Nigeria’s President Bola Tinubu has removed Finance Minister Wale Edun from office and appointed tax expert Taiwo Oyedele as his successor, in a significant cabinet change tied to ongoing economic reforms.
Edun, 70, is a long-time associate of Tinubu and previously served as finance commissioner in Lagos State between 1999 and 2004 during Tinubu’s governorship. He had been part of the federal cabinet since Tinubu assumed office, where he played a central role in managing key fiscal policies and economic restructuring efforts.
He has now been replaced by Taiwo Oyedele, 50, a former PricewaterhouseCoopers tax specialist who has been deeply involved in Nigeria’s recent tax reform programme. Oyedele was appointed a junior finance minister on March 16 and quickly became influential in shaping the administration’s tax overhaul, which came into effect at the beginning of the year.
A statement issued by the Secretary to the Government of the Federation announced Edun’s removal but did not provide any official reason for the decision. It also directed that all handover and takeover processes between the outgoing and incoming ministers be completed by the close of business on Thursday.

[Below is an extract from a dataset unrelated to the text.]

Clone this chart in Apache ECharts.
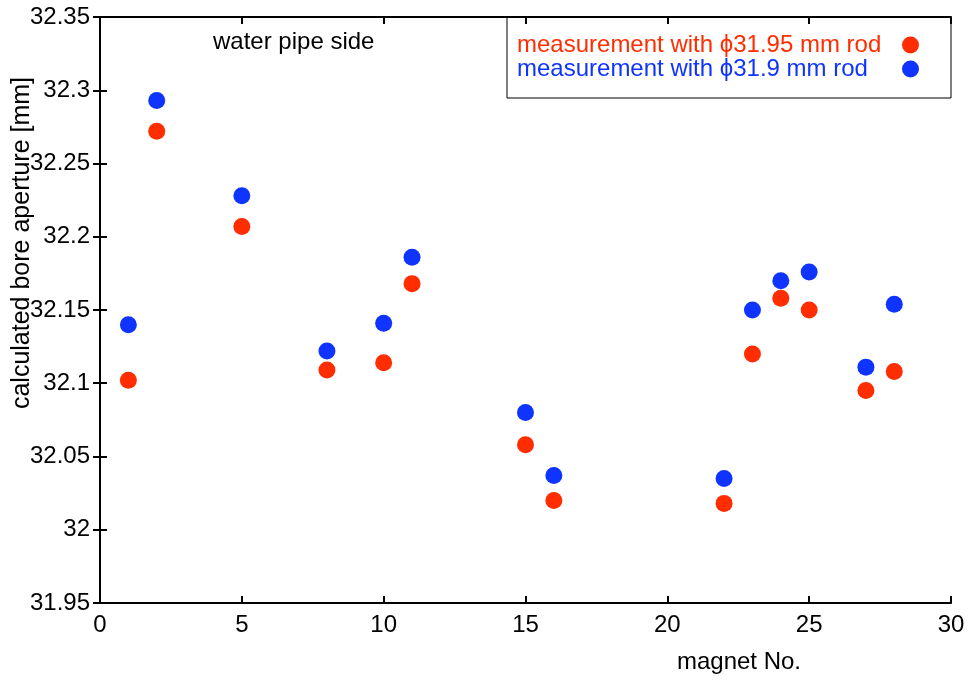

Edun’s time in office included several major reforms, particularly in the management of Nigeria’s public finances. One of his key initiatives was ensuring that all revenues from petroleum operations were paid directly into the federation account, a measure intended to reduce leakages in the system. This policy also restricted the Nigerian National Petroleum Company Limited from making direct deductions from oil revenues before remittance.
He also publicly expressed concern about the impact of high interest rates on developing economies, warning that such conditions could undermine broader economic reform efforts and slow down growth.